The big question now is: Can the people finally overcome the what President Obama called the regime's "iron fist of brutality"? A lot rides on the West's attitude toward the organized opposition.

In 1997, as a "goodwill gesture" to Tehran's tyrants, the Clinton administration blacklisted the main Iranian opposition group, People's Mujahedin-e Khalq (PMOI). That decision only emboldened the mullahs in their repressive and terrorist ways. Even the offering of a package of enticements during President George W. Bush's second term did nothing to bring around the turbaned tyrants of Iran.

President Obama's remarks in his State of the Union address revealed that this administration's approach is weighed down by unpromising rhetoric, discernible indecisiveness and inattention toward Iran's growing opposition, ostensibly because anything to the contrary may appear to be interfering in Iran's internal affairs.

Ironically, keeping the PMOI on the Foreign Terrorist Organization (FTO) list is a clear example of interference that serves the interests of the clerical regime, even if unwittingly. The mullahs consider the PMOI their archnemesis, which explains why they continue to point their sword toward it. The most senior regime officials now say, for example, that the PMOI "commanded the Ashura uprising" or "Slogans posted on the [PMOI] Web site were chanted by the protesters."
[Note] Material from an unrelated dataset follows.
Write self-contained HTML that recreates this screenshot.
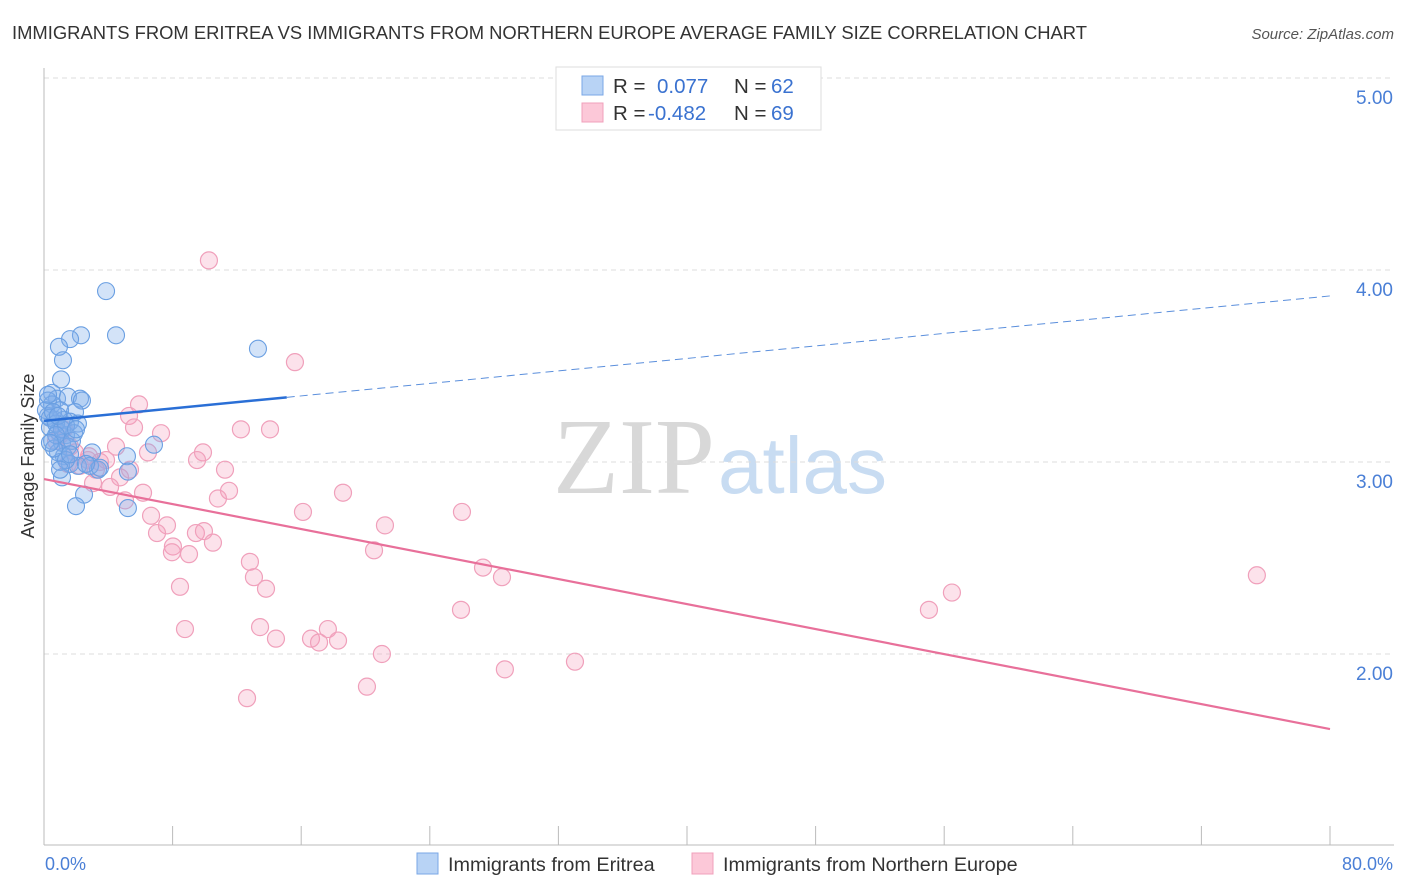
<!DOCTYPE html>
<html><head><meta charset="utf-8"><style>
body{margin:0;background:#fff;font-family:"Liberation Sans",sans-serif;}
#wrap{position:relative;width:1406px;height:892px;overflow:hidden;}
</style></head><body>
<div id="wrap">
<svg id="svg" width="1406" height="892" xmlns="http://www.w3.org/2000/svg">
<text x="12" y="39" font-size="18.4" fill="#333">IMMIGRANTS FROM ERITREA VS IMMIGRANTS FROM NORTHERN EUROPE AVERAGE FAMILY SIZE CORRELATION CHART</text>
<text x="1394" y="39" font-size="15" fill="#555" font-style="italic" text-anchor="end">Source: ZipAtlas.com</text>
<text x="553" y="493" font-size="108" fill="#d8d8d8" font-family="Liberation Serif,serif">ZIP</text>
<text x="718" y="493" font-size="80" fill="#c8dcf2">atlas</text>
<g id="grid"></g>
<line x1="44" y1="68" x2="44" y2="845" stroke="#bbb" stroke-width="1"/>
<line x1="44" y1="845" x2="1394" y2="845" stroke="#bbb" stroke-width="1"/>
<g id="ticks"></g>
<text transform="translate(34,456) rotate(-90)" font-size="18" fill="#333" text-anchor="middle">Average Family Size</text>
<text x="45" y="870" font-size="18" fill="#4a7fd6">0.0%</text>
<text x="1393" y="870" font-size="18" fill="#4a7fd6" text-anchor="end">80.0%</text>
<g id="pts"></g>
<g id="lines"></g>
<g>
<rect x="556" y="67" width="265" height="63" fill="#fff" stroke="#ddd"/>
<rect x="582" y="76" width="21" height="19" fill="#b8d3f5" stroke="#7aa7e6"/>
<rect x="582" y="103" width="21" height="19" fill="#fcc8d8" stroke="#f0a0bb"/>
<text x="613" y="93" font-size="20.5" fill="#333">R = </text><text x="657" y="93" font-size="20.5" fill="#3a72d0">0.077</text>
<text x="734" y="93" font-size="20.5" fill="#333">N = </text><text x="771" y="93" font-size="20.5" fill="#3a72d0">62</text>
<text x="613" y="120" font-size="20.5" fill="#333">R = </text><text x="648" y="120" font-size="20.5" fill="#3a72d0">-0.482</text>
<text x="734" y="120" font-size="20.5" fill="#333">N = </text><text x="771" y="120" font-size="20.5" fill="#3a72d0">69</text>
</g>
<g>
<rect x="417" y="853" width="21" height="21" fill="#b8d3f5" stroke="#7aa7e6"/>
<text x="448" y="871" font-size="19.8" fill="#333">Immigrants from Eritrea</text></g>
<g>
<rect x="692" y="853" width="21" height="21" fill="#fcc8d8" stroke="#f0a0bb"/>
<text x="723" y="871" font-size="19.8" fill="#333">Immigrants from Northern Europe</text></g>
</svg></div>
<script>
const yTicks=[2,3,4,5];
const yTickLabels=["2.00","3.00","4.00","5.00"];
const blueX=[3.86,4.48,2.30,1.62,0.93,1.18,1.06,13.31,0.50,0.81,1.49,2.24,2.36,0.25,0.50,1.00,1.93,0.25,0.68,1.24,1.62,2.11,0.37,0.87,1.37,1.87,0.50,1.12,1.49,6.84,2.99,5.16,0.87,1.24,1.00,1.62,2.11,3.36,5.22,1.12,2.49,1.99,5.22,0.12,0.37,0.75,1.12,1.74,0.62,1.37,2.86,3.48,0.25,0.56,0.87,1.37,1.99,1.00,2.61,1.62,0.75,0.37];
const blueY=[3.89,3.66,3.66,3.64,3.60,3.53,3.43,3.59,3.36,3.33,3.34,3.33,3.32,3.32,3.30,3.27,3.26,3.24,3.22,3.22,3.21,3.20,3.18,3.16,3.14,3.15,3.11,3.10,3.08,3.09,3.05,3.03,3.05,3.03,3.00,2.99,2.98,2.96,2.95,2.92,2.83,2.77,2.76,3.27,3.23,3.20,3.17,3.11,3.07,3.01,2.98,2.97,3.35,3.26,3.24,3.19,3.17,2.96,2.99,3.04,3.14,3.10];
const pinkX=[10.26,15.61,5.91,5.29,5.60,7.28,12.25,14.06,4.48,6.47,9.89,9.52,11.26,2.80,3.86,1.49,2.24,3.23,4.73,4.11,6.16,11.51,10.82,18.60,3.05,5.04,6.66,7.65,7.03,16.11,21.21,26.00,9.45,9.95,10.51,8.02,9.02,7.96,20.53,12.81,13.06,13.81,8.46,27.31,28.49,25.94,13.44,8.77,14.43,16.61,17.11,17.66,18.29,21.02,28.67,33.03,20.09,12.63,55.05,56.48,75.45,1.00,1.93,2.74,3.48,5.35,1.24,0.75,1.62];
const pinkY=[4.05,3.52,3.30,3.24,3.18,3.15,3.17,3.17,3.08,3.05,3.05,3.01,2.96,3.03,3.01,2.99,2.98,2.96,2.92,2.87,2.84,2.85,2.81,2.84,2.89,2.80,2.72,2.67,2.63,2.74,2.67,2.74,2.63,2.64,2.58,2.56,2.52,2.53,2.54,2.48,2.40,2.34,2.35,2.45,2.40,2.23,2.14,2.13,2.08,2.08,2.06,2.13,2.07,2.00,1.92,1.96,1.83,1.77,2.23,2.32,2.41,3.14,3.05,3.01,3.00,2.96,3.17,3.11,3.08];
const blueTrend=[3.214,3.865];
const blueSolidEnd=15.1;
const pinkTrend=[2.911,1.609];
const NS="http://www.w3.org/2000/svg";
const X=v=>44+v/80*1286;
const Y=v=>78+(5-v)*192;
function mk(t,a,p){const e=document.createElementNS(NS,t);for(const k in a)e.setAttribute(k,a[k]);p.appendChild(e);return e;}
const grid=document.getElementById('grid');
yTicks.forEach((t,i)=>{
 const l=mk('line',{x1:44,x2:1394,y1:Y(t),y2:Y(t),stroke:'#ddd','stroke-dasharray':'5,4'},grid);
 
 
 const tx=mk('text',{x:1393,y:Y(t)+26,'font-size':19,fill:'#4a7fd6','text-anchor':'end'},grid);
 tx.textContent=yTickLabels[i];
 
 
});
const ticks=document.getElementById('ticks');
for(let i=1;i<=10;i++){
 const l=mk('line',{x1:X(i*8),x2:X(i*8),y1:826,y2:845,stroke:'#bbb'},ticks);
 
 
}
const pts=document.getElementById('pts');
pinkX.forEach((x,i)=>{
 const c=mk('circle',{cx:X(x),cy:Y(pinkY[i]),r:8.5,fill:'rgba(245,160,190,0.3)',stroke:'#f0a0bb','stroke-width':1.2},pts);
 
 
});
blueX.forEach((x,i)=>{
 const c=mk('circle',{cx:X(x),cy:Y(blueY[i]),r:8.5,fill:'rgba(130,175,235,0.35)',stroke:'#6a9fe2','stroke-width':1.1},pts);
 
 
});
const lines=document.getElementById('lines');
const bAt=x=>blueTrend[0]+(blueTrend[1]-blueTrend[0])*x/80;
let l1=mk('line',{x1:X(0),y1:Y(bAt(0)),x2:X(blueSolidEnd),y2:Y(bAt(blueSolidEnd)),stroke:'#2a6fd6','stroke-width':2.5},lines);


let l2=mk('line',{x1:X(blueSolidEnd),y1:Y(bAt(blueSolidEnd)),x2:X(80),y2:Y(bAt(80)),stroke:'#5b8fdc','stroke-width':1,'stroke-dasharray':'8,5'},lines);


let l3=mk('line',{x1:X(0),y1:Y(pinkTrend[0]),x2:X(80),y2:Y(pinkTrend[1]),stroke:'#e8709a','stroke-width':2.2},lines);


</script>
</body></html>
On Jan. 18, during a kangaroo trial, a prosecutor in Tehran demanded the death penalty for five protesters charged with "colluding with the 'terrorist' [PMOI]." There is hardly any doubt that both the diverse opposition and unorganized masses rely on the PMOI's capabilities and experience to thrust the movement to a higher phase. With the largest organized social network inside Iran, PMOI activists and supporters, who have lost 120,000 of their loved ones to the regime's onslaught in years past, are instrumental in strengthening and steering the protests.
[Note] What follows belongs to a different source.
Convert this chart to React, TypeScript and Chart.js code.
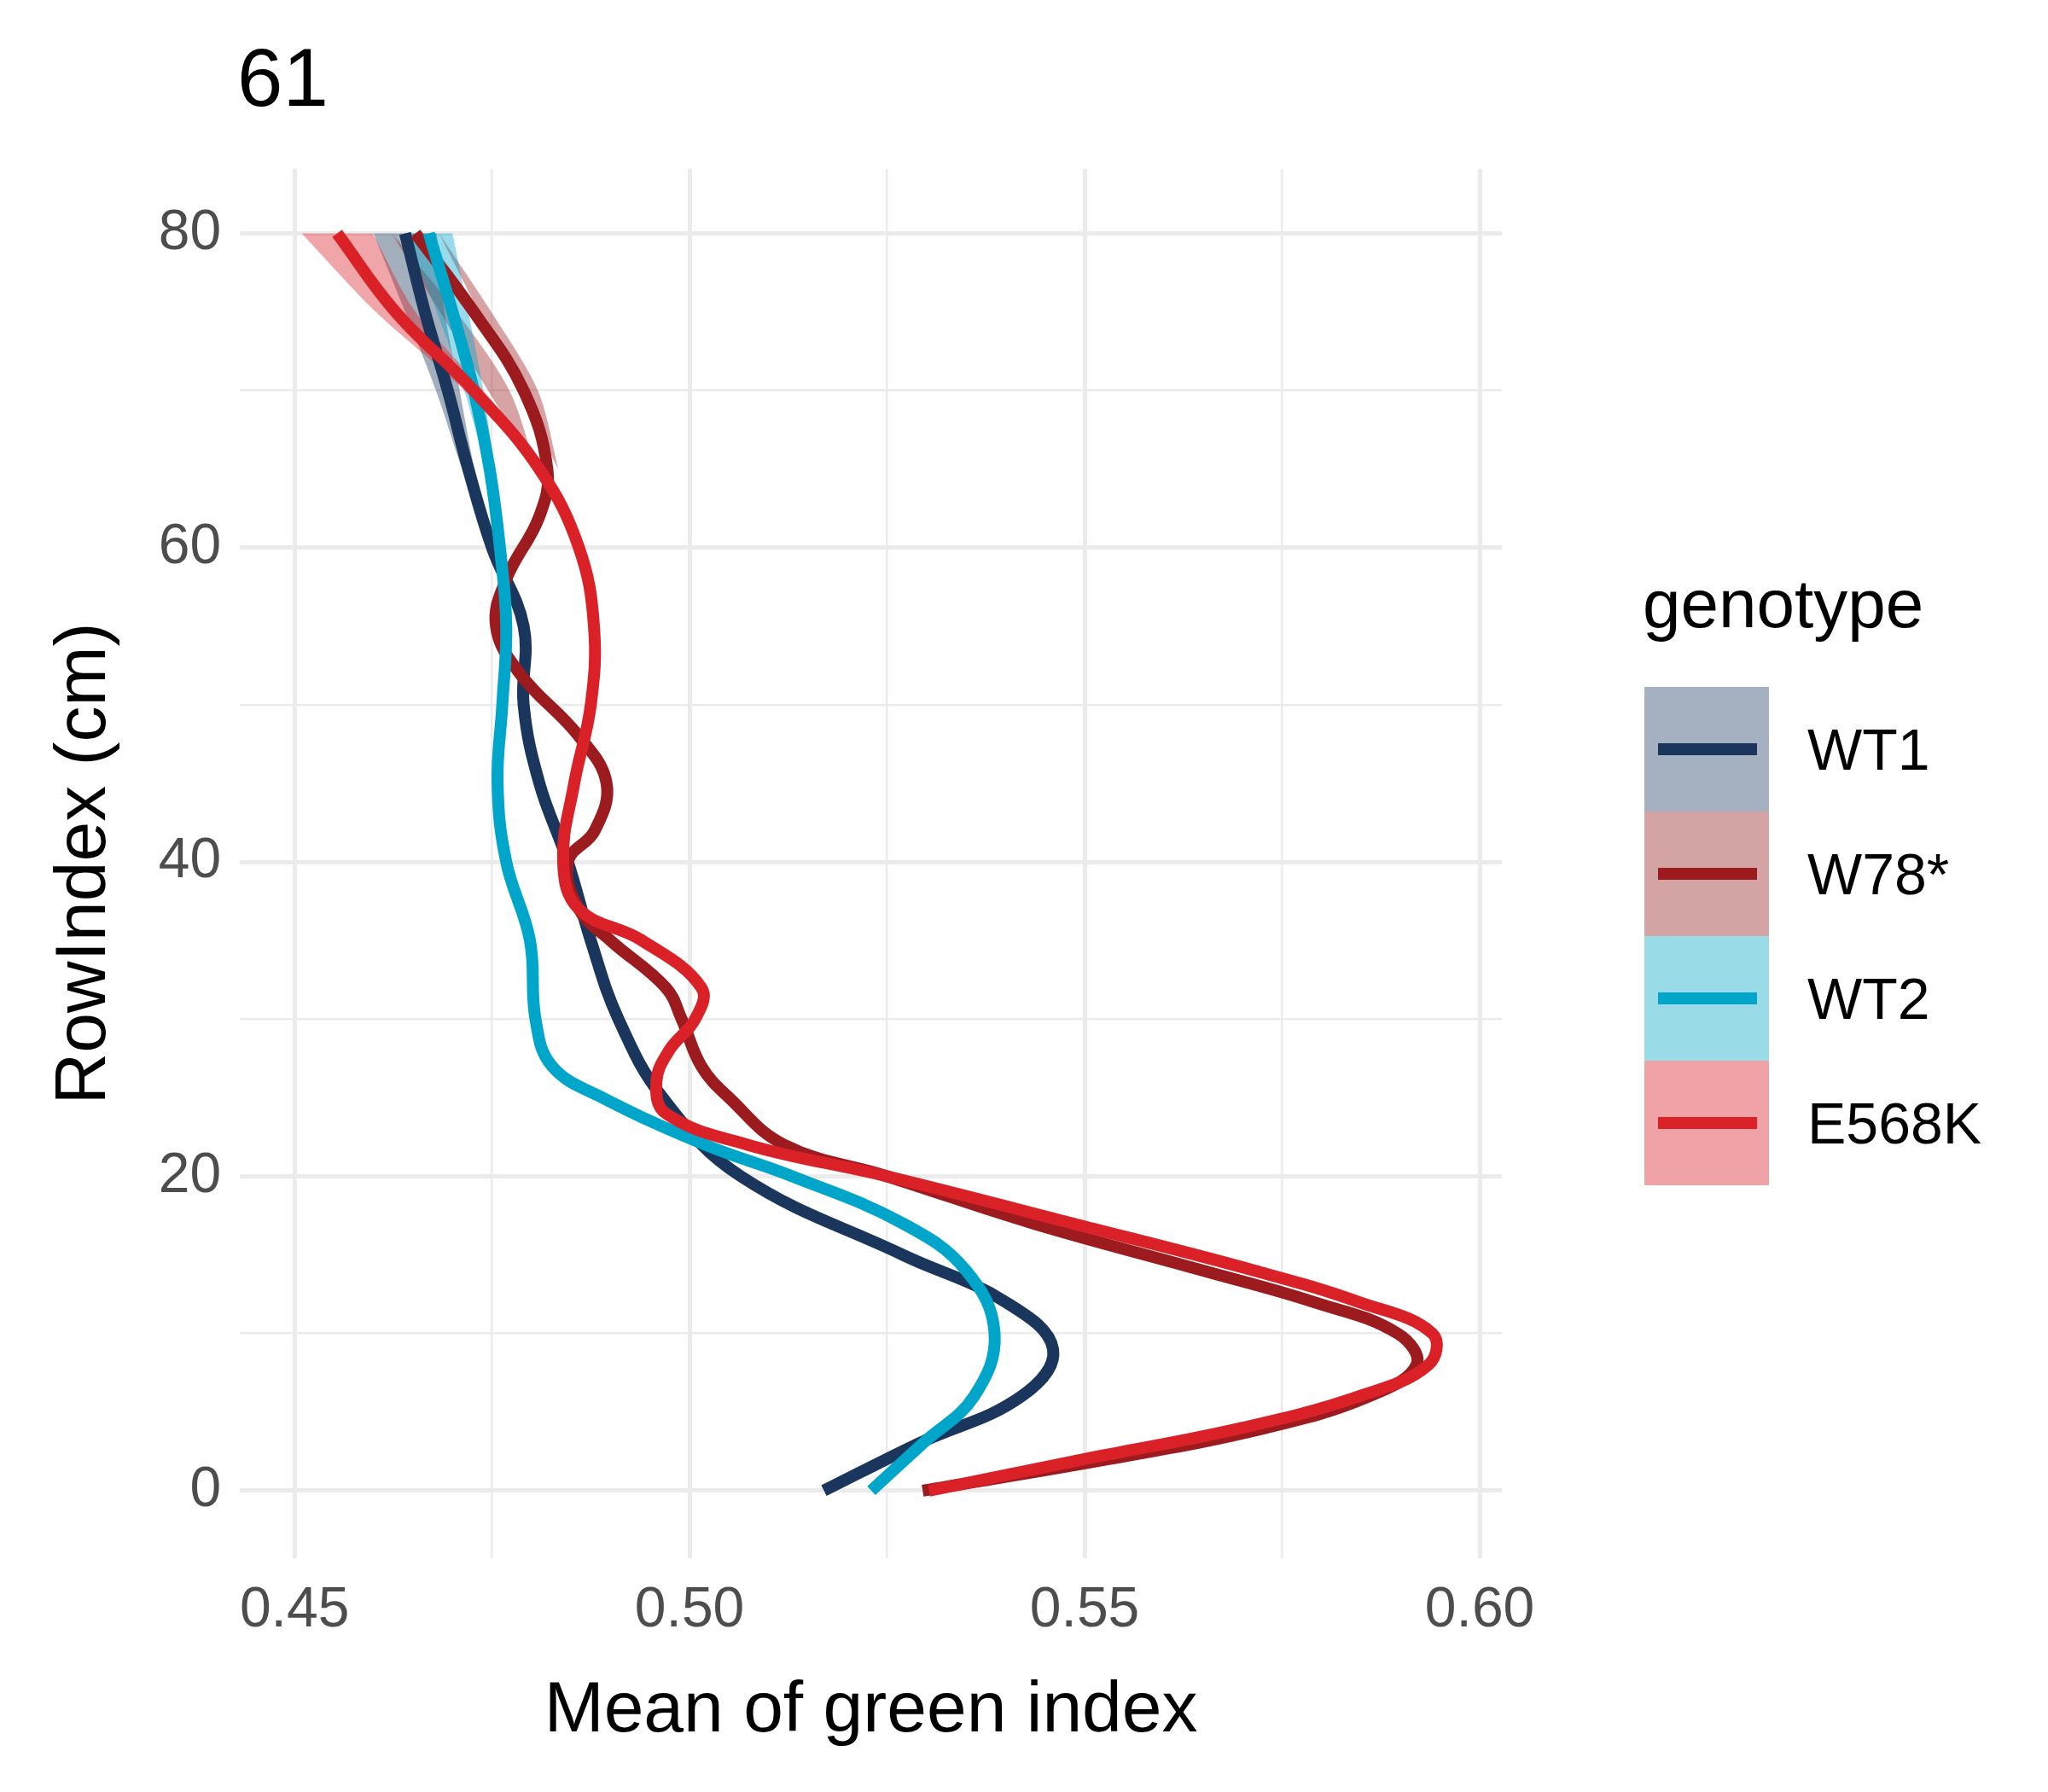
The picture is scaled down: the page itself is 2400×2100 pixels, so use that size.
import React, { useEffect, useRef } from "react";
import { Chart, registerables } from "chart.js";
Chart.register(...registerables);

const rows = [80, 75, 70, 65, 60, 55, 50, 45, 40, 35, 30, 25, 20, 15, 12, 9, 6, 3, 0];
const wt1 = [0.464, 0.4665, 0.4694, 0.472, 0.475, 0.479, 0.479, 0.481, 0.4846, 0.4875, 0.491, 0.4966, 0.5065, 0.527, 0.54, 0.546, 0.542, 0.529, 0.517];
const wt2Rows = [80, 75, 70, 65, 60, 55, 50, 45, 40, 35, 30, 27, 25, 22, 20, 17, 14, 10, 6, 3, 0];
const wt2 = [0.467, 0.47, 0.4727, 0.4747, 0.476, 0.4768, 0.4763, 0.4757, 0.4768, 0.4798, 0.4805, 0.4826, 0.489, 0.502, 0.513, 0.527, 0.535, 0.5386, 0.536, 0.5295, 0.523];
const w78Rows = [80, 75, 70, 65, 62, 58, 55, 52, 48, 45, 42, 40, 37, 35, 32, 30, 27, 25, 22, 20, 17, 14, 12, 10, 8, 6, 4, 2, 0];
const w78 = [0.4653, 0.4727, 0.479, 0.482, 0.481, 0.4768, 0.4755, 0.4785, 0.486, 0.4895, 0.488, 0.4846, 0.486, 0.49, 0.497, 0.499, 0.5015, 0.505, 0.512, 0.525, 0.5435, 0.565, 0.579, 0.5896, 0.592, 0.586, 0.573, 0.553, 0.5295];
const eRows = [80, 75, 70, 65, 60, 55, 50, 45, 40, 37, 35, 32, 30, 28, 26, 24, 22, 20, 17, 14, 12, 10, 8, 6, 4, 2, 0];
const e568k = [0.4554, 0.4628, 0.4727, 0.481, 0.486, 0.4879, 0.4875, 0.4854, 0.484, 0.486, 0.494, 0.5015, 0.5007, 0.4974, 0.4958, 0.497, 0.5074, 0.525, 0.5485, 0.5715, 0.5847, 0.594, 0.5935, 0.5847, 0.57, 0.55, 0.5303];
// ribbon half-widths for the top rows (80,75,70,65,60)
const ribbonRows = [80, 75, 70, 65, 60];
const wt1Half = [0.004, 0.0025, 0.0015, 0.0008, 0.0004];
const w78Half = [0.003, 0.0022, 0.0018, 0.0014, 0.0008];
const wt2Half = [0.003, 0.002, 0.0012, 0.0006, 0.0003];
const eHalf = [0.0045, 0.0025, 0.0012, 0.0006, 0.0003];

const names = ["WT1", "W78*", "WT2", "E568K"];
const lineColors = ["#1B365D", "#9B1B1E", "#00A6CA", "#DA2128"];
const ribbonColors = ["rgba(27,54,93,0.4)", "rgba(155,27,30,0.4)", "rgba(0,166,202,0.4)", "rgba(218,33,40,0.4)"];
const legendBoxes = ["#A5B0C0", "#D4A3A4", "#9ADBE8", "#F0A3A6"];

const FONT = "'Liberation Sans', Arial, sans-serif";

function ribbon(rs: number[], xs: number[], half: number[], yAll: number[]) {
  const center = (r: number) => xs[yAll.indexOf(r)];
  const lo = rs.map((r, i) => ({ x: center(r) - half[i], y: r }));
  const hi = rs.map((r, i) => ({ x: center(r) + half[i], y: r })).reverse();
  return [...lo, ...hi];
}

export default function App() {
  const ref = useRef<HTMLCanvasElement>(null);
  useEffect(() => {
    const series = [
      [rows, wt1, wt1Half],
      [w78Rows, w78, w78Half],
      [wt2Rows, wt2, wt2Half],
      [eRows, e568k, eHalf],
    ] as [number[], number[], number[]][];
    const datasets: any[] = [];
    series.forEach(([r, x, h], i) => {
      datasets.push({
        data: ribbon(ribbonRows, x, h, r),
        showLine: true, fill: "shape", backgroundColor: ribbonColors[i],
        borderWidth: 0, pointRadius: 0, tension: 0.3, order: 20 - i,
      });
    });
    const lineOrder = [4, 3, 2, 1];
    series.forEach(([r, x], i) => {
      datasets.push({
        data: r.map((rr, k) => ({ x: x[k], y: rr })),
        showLine: true, fill: false, borderColor: lineColors[i],
        borderWidth: 14, pointRadius: 0, tension: 0.4, order: lineOrder[i],
        borderCapStyle: "butt",
      });
    });
    const chart = new Chart(ref.current!, {
      type: "scatter",
      data: { datasets },
      options: {
        animation: false, responsive: false,
        layout: { padding: { left: 45, right: 640, top: 198, bottom: 40 } },
        plugins: { legend: { display: false }, tooltip: { enabled: false } },
        scales: {
          x: {
            type: "linear", min: 0.4431, max: 0.6028,
            afterBuildTicks: (s: any) => {
              const t = [];
              for (let v = 0.45; v <= 0.6001; v += 0.025) t.push({ value: Math.round(v * 1000) / 1000 });
              s.ticks = t;
            },
            border: { display: false },
            grid: { color: "#EBEBEB", lineWidth: (c: any) => (Math.abs((c.tick?.value * 1000) % 50) < 1 ? 5 : 2.5), drawTicks: false },
            ticks: {
              color: "#4D4D4D", font: { size: 66, family: FONT }, padding: 22,
              callback: (v: any) => (Math.abs((v * 1000) % 50) < 1 ? Number(v).toFixed(2) : ""),
            },
            title: { display: true, text: "Mean of green index", color: "#000", font: { size: 84, family: FONT }, padding: { top: 6 } },
          },
          y: {
            type: "linear", min: -4.3, max: 84.1,
            afterBuildTicks: (s: any) => {
              s.ticks = [0, 10, 20, 30, 40, 50, 60, 70, 80].map((v) => ({ value: v }));
            },
            border: { display: false },
            grid: { color: "#EBEBEB", lineWidth: (c: any) => (c.tick?.value % 20 === 0 ? 5 : 2.5), drawTicks: false },
            ticks: {
              color: "#4D4D4D", font: { size: 66, family: FONT }, padding: 22,
              callback: (v: any) => (v % 20 === 0 ? String(v) : ""),
            },
            title: { display: true, text: "RowIndex (cm)", color: "#000", font: { size: 84, family: FONT }, padding: { bottom: 14 } },
          },
        },
      },
    });
    return () => chart.destroy();
  }, []);

  const legendTop = 805;
  return (
    <div style={{ position: "fixed", left: 0, top: 0, width: 2400, height: 2100, background: "#fff", fontFamily: FONT }}>
      <canvas ref={ref} width={2400} height={2100} style={{ position: "absolute", left: 0, top: 0 }} />
      <div style={{ position: "absolute", left: 278, top: 36, fontSize: 96, color: "#000" }}>61</div>
      <div style={{ position: "absolute", left: 1925, top: 662, fontSize: 80, color: "#000" }}>genotype</div>
      {names.map((n, i) => (
        <div key={n}>
          <div style={{ position: "absolute", left: 1927, top: legendTop + i * 146, width: 146, height: 146, background: legendBoxes[i] }} />
          <div style={{ position: "absolute", left: 1943, top: legendTop + i * 146 + 66, width: 116, height: 14, background: lineColors[i] }} />
          <div style={{ position: "absolute", left: 2118, top: legendTop + i * 146 + 34, fontSize: 68, color: "#000", lineHeight: "78px" }}>{n}</div>
        </div>
      ))}
    </div>
  );
}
In their struggle "to exercise their universal rights," as President Obama put it, Iranians have asked Washington for nothing but to stop any interference that has been working in favor of the mullahs and impairs the opposition. That obviously would serve the interests of the uprising and the opposition inside Iran, but it also can benefit America's long-term goals for a more stable and democratic order in the Middle East.

Ali Safavi is a member of Iran's parliament-in-exile, the National Council of Resistance.